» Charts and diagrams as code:
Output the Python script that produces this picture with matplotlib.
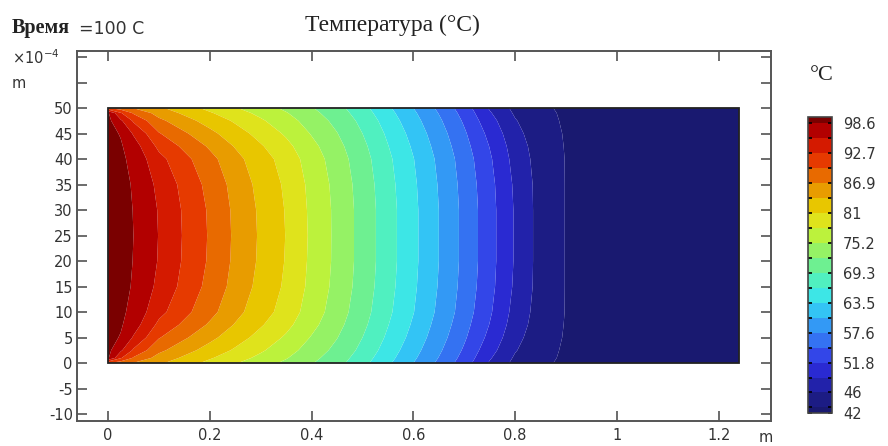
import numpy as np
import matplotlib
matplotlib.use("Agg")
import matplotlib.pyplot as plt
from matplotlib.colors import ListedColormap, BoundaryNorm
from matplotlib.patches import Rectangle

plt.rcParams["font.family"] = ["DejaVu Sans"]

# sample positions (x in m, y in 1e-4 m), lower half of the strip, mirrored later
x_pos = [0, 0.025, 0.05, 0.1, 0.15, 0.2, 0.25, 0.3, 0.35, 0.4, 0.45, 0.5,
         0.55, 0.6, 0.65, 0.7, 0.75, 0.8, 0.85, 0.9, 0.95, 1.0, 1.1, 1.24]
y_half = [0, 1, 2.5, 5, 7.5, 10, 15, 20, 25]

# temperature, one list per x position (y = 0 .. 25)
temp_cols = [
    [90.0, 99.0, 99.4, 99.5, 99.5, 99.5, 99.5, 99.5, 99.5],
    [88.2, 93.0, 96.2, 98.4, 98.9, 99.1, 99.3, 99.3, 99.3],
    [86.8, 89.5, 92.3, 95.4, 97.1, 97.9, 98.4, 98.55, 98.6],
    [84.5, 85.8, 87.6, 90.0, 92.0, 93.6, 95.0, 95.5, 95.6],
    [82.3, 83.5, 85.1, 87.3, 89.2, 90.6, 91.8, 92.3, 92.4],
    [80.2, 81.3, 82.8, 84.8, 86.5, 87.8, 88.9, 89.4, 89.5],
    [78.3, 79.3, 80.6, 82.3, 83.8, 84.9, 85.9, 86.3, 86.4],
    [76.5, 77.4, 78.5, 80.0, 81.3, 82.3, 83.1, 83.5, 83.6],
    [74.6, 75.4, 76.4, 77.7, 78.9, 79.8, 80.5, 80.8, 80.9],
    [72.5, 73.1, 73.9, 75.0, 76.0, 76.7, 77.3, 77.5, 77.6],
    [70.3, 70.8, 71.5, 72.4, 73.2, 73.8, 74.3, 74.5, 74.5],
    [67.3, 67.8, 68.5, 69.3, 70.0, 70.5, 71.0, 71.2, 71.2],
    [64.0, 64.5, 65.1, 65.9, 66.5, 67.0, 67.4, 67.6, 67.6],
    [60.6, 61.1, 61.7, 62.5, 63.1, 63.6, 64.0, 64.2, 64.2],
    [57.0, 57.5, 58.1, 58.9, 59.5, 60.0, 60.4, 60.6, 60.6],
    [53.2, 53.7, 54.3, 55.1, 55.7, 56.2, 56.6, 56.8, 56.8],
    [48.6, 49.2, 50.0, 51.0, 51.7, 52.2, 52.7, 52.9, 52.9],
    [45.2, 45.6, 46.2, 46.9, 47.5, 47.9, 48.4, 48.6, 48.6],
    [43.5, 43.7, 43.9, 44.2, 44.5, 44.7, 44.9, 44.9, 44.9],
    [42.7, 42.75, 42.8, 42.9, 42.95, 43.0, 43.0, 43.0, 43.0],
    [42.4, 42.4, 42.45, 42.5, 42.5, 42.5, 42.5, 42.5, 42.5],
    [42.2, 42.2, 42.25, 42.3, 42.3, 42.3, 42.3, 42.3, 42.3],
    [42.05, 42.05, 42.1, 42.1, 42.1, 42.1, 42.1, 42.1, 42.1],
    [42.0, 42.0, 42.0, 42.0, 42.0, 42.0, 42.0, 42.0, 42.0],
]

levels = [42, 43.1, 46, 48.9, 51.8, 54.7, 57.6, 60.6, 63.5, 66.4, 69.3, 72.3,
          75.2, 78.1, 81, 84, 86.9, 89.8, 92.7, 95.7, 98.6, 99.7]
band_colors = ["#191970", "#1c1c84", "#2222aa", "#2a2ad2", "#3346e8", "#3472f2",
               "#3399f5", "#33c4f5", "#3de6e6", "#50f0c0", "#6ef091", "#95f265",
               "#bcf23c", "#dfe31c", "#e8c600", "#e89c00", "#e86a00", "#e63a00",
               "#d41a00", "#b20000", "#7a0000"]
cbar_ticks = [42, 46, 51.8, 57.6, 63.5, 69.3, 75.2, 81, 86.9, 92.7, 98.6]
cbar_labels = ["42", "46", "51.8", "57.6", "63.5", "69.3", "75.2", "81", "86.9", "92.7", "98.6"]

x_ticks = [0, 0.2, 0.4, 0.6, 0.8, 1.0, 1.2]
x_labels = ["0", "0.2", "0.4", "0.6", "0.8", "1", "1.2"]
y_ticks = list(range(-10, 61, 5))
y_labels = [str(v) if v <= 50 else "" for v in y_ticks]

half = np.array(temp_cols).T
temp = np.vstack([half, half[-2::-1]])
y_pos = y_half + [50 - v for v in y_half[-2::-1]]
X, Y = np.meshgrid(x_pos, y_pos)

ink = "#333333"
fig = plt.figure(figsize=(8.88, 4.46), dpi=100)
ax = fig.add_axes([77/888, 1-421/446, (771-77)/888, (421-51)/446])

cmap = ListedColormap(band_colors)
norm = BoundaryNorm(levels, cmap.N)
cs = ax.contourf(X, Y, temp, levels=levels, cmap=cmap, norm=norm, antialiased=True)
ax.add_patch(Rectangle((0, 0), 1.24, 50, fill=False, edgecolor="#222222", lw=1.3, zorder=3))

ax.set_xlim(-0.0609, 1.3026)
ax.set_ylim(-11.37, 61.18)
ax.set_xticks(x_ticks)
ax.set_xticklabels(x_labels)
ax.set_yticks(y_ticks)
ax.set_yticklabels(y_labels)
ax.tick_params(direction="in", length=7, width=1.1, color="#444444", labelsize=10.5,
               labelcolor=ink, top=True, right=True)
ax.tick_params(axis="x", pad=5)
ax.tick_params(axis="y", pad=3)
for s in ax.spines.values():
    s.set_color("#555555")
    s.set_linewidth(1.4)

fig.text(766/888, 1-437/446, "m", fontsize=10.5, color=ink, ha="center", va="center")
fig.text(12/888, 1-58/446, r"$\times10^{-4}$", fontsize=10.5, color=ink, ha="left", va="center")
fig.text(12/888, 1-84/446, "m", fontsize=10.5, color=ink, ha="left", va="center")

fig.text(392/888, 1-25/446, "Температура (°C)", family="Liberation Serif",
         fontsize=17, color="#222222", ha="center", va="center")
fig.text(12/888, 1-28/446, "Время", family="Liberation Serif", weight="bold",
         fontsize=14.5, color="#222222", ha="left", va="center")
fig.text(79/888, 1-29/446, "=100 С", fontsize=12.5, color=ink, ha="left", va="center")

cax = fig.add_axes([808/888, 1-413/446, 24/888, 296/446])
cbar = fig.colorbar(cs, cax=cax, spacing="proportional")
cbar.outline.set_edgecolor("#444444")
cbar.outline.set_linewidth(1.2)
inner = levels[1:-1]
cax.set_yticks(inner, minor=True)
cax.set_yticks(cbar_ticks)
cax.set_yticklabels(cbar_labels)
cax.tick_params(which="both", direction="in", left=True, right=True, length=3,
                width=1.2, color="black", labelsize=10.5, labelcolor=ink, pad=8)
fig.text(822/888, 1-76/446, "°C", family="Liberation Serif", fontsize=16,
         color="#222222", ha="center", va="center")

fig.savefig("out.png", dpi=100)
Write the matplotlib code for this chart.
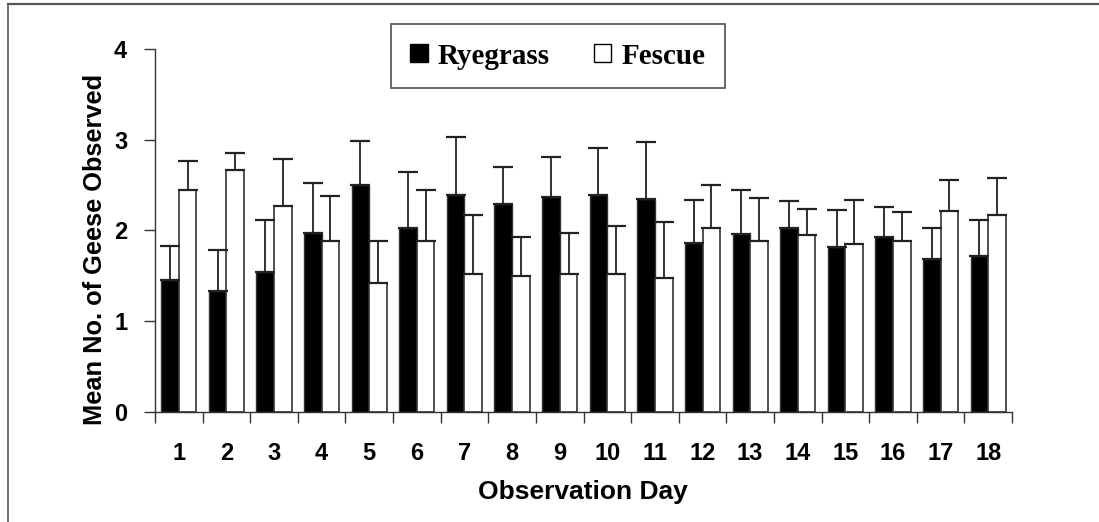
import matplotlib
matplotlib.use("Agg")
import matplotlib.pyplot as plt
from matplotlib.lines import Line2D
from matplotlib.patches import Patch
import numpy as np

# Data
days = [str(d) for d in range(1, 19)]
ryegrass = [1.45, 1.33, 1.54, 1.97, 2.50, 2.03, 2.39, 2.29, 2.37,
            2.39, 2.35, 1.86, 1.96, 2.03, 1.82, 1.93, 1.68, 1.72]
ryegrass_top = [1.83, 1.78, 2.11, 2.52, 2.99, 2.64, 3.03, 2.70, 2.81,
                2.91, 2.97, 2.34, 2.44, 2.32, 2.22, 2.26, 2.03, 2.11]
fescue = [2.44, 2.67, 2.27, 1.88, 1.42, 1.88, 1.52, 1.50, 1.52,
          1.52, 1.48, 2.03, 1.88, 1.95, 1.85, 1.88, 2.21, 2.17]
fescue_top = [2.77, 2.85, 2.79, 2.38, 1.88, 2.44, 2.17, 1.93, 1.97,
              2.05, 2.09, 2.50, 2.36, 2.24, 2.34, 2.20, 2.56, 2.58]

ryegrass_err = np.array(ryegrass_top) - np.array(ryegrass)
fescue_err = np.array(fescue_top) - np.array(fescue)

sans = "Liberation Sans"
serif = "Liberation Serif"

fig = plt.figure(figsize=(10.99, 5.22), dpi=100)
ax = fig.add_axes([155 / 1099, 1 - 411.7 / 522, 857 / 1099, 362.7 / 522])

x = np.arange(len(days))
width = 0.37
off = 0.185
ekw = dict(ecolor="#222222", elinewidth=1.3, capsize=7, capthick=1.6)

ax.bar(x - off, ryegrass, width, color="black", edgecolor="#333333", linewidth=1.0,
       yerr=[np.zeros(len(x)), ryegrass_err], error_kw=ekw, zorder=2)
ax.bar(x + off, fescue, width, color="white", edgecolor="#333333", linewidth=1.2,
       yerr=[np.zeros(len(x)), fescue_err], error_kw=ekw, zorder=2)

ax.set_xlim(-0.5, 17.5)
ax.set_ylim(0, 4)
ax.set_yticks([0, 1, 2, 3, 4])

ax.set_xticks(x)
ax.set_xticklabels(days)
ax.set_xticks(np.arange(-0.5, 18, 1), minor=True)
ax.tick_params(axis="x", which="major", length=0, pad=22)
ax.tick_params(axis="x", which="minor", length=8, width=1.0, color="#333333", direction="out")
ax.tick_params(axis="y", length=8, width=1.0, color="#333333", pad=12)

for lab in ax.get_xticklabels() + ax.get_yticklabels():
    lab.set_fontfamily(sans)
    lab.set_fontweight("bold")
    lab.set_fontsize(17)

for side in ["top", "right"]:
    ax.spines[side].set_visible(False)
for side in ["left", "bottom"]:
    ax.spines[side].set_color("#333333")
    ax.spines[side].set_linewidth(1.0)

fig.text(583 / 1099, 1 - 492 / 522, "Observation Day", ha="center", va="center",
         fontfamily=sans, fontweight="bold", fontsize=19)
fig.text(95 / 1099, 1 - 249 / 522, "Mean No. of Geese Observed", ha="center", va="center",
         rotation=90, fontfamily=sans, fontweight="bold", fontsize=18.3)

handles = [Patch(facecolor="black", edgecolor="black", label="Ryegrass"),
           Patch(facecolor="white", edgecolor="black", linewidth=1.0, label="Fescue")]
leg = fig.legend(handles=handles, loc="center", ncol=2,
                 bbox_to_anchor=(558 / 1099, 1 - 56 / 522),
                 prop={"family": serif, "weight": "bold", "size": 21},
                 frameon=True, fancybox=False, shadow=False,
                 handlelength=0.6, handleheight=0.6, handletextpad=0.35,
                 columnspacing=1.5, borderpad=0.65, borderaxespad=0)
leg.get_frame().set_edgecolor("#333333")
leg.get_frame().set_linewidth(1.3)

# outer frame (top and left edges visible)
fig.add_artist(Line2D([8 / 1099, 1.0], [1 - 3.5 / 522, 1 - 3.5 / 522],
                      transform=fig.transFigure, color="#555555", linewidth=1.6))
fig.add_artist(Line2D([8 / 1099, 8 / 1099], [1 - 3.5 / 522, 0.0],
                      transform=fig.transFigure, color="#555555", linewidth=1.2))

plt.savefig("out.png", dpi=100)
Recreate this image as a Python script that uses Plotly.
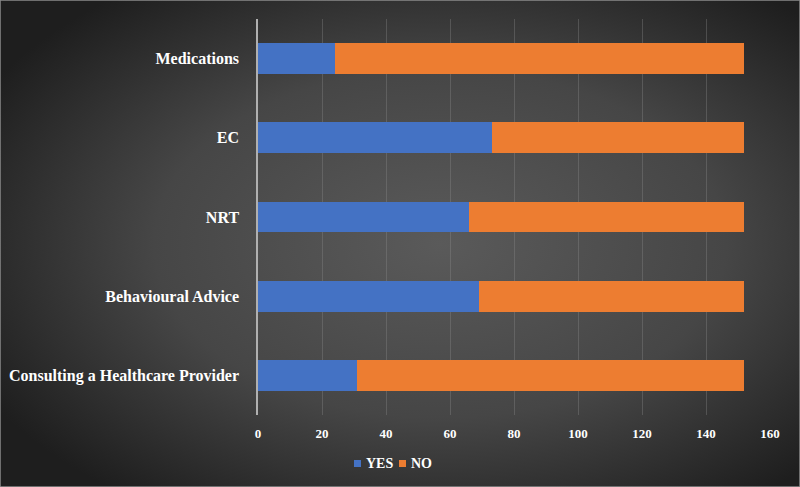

» Short task: The first line to copy holds "Write the matplotlib code for this chart.", and the last holds "elinewidth=1.3, capsize=7, capthick=1.6)". Copy them and the lines between exactly, leaving out pictures.

» Response to this task:
Write the matplotlib code for this chart.
import matplotlib
matplotlib.use("Agg")
import matplotlib.pyplot as plt
from matplotlib.lines import Line2D
from matplotlib.patches import Patch
import numpy as np

# Data
days = [str(d) for d in range(1, 19)]
ryegrass = [1.45, 1.33, 1.54, 1.97, 2.50, 2.03, 2.39, 2.29, 2.37,
            2.39, 2.35, 1.86, 1.96, 2.03, 1.82, 1.93, 1.68, 1.72]
ryegrass_top = [1.83, 1.78, 2.11, 2.52, 2.99, 2.64, 3.03, 2.70, 2.81,
                2.91, 2.97, 2.34, 2.44, 2.32, 2.22, 2.26, 2.03, 2.11]
fescue = [2.44, 2.67, 2.27, 1.88, 1.42, 1.88, 1.52, 1.50, 1.52,
          1.52, 1.48, 2.03, 1.88, 1.95, 1.85, 1.88, 2.21, 2.17]
fescue_top = [2.77, 2.85, 2.79, 2.38, 1.88, 2.44, 2.17, 1.93, 1.97,
              2.05, 2.09, 2.50, 2.36, 2.24, 2.34, 2.20, 2.56, 2.58]

ryegrass_err = np.array(ryegrass_top) - np.array(ryegrass)
fescue_err = np.array(fescue_top) - np.array(fescue)

sans = "Liberation Sans"
serif = "Liberation Serif"

fig = plt.figure(figsize=(10.99, 5.22), dpi=100)
ax = fig.add_axes([155 / 1099, 1 - 411.7 / 522, 857 / 1099, 362.7 / 522])

x = np.arange(len(days))
width = 0.37
off = 0.185
ekw = dict(ecolor="#222222", elinewidth=1.3, capsize=7, capthick=1.6)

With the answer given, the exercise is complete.